Was it Seaman’s fate to die keeping vigil at his master Lewis’s grave? Perhaps we will never definitely know; but the inscription and note about him recorded in Alden’s book, together with Sanford’s letter and the information provided by Jack Riddell as supporting facts, provide a creditable explanation of the fate of the Corps of Discovery’s faithful canine.

Endnotes

  1. Gary E. Moulton, ed., The Journals of the Lewis & Clark Expedition, 13 volumes (Lincoln: University of Nebraska Press, 1983-2000), Vol. 8, p. 110.
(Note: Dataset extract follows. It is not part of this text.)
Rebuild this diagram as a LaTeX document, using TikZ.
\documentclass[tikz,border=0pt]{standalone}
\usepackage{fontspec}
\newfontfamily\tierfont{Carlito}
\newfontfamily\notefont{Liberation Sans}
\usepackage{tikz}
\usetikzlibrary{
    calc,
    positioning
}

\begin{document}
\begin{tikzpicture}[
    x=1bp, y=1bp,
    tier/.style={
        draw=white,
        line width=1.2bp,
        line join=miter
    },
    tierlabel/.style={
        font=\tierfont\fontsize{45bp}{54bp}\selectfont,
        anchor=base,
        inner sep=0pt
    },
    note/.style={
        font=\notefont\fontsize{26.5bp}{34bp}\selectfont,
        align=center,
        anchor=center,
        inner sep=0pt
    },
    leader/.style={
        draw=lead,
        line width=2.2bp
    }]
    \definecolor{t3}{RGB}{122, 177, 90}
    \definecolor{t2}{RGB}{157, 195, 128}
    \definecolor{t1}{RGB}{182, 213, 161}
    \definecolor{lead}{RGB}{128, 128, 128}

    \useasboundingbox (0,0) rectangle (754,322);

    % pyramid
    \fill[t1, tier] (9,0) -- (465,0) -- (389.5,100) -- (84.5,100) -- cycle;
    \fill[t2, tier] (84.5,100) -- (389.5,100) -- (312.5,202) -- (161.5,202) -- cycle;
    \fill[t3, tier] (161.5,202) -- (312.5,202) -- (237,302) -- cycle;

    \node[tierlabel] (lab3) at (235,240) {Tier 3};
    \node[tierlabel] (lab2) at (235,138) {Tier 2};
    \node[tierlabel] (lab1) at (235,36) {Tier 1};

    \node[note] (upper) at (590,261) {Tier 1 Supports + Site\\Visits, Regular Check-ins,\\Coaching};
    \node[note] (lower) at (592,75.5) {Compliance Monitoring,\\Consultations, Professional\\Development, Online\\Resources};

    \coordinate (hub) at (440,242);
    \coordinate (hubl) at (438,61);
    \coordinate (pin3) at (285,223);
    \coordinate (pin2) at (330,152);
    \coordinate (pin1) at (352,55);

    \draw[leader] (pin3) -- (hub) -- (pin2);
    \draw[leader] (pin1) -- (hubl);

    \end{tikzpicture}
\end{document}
  2. Moulton, Vol. 2, p. 79.
  3. Francis S. Drake, Dictionary of American Biography, including Men of the Time (Boston: James R. Osgood and Company, 1872), 13; Timothy Alden, A Collection of American Epitaphs and Inscriptions with Occasional Notes, five volumes (New York: Privately printed, 1814).
  4. Drake, p. 13.
  5. Charles Dickens, A Christmas Carol (New York: Weathervane Books, 1977), p. 4.
  6. Alden, Vol. 5, p. 98.
  7. Alden, Vol. 5, p. 98.
  8. Louisville (Ky.) Public Advertiser, May 5, 1835.
  9. Thomas Sanford to William Clark, August 21, 1812, William Clark Papers-E.G. Voorhis Memorial Collection, Missouri Historical Society, St. Louis, Mo.
  10. Phone conversations between Jack Riddell and James J. Holmberg, 1999.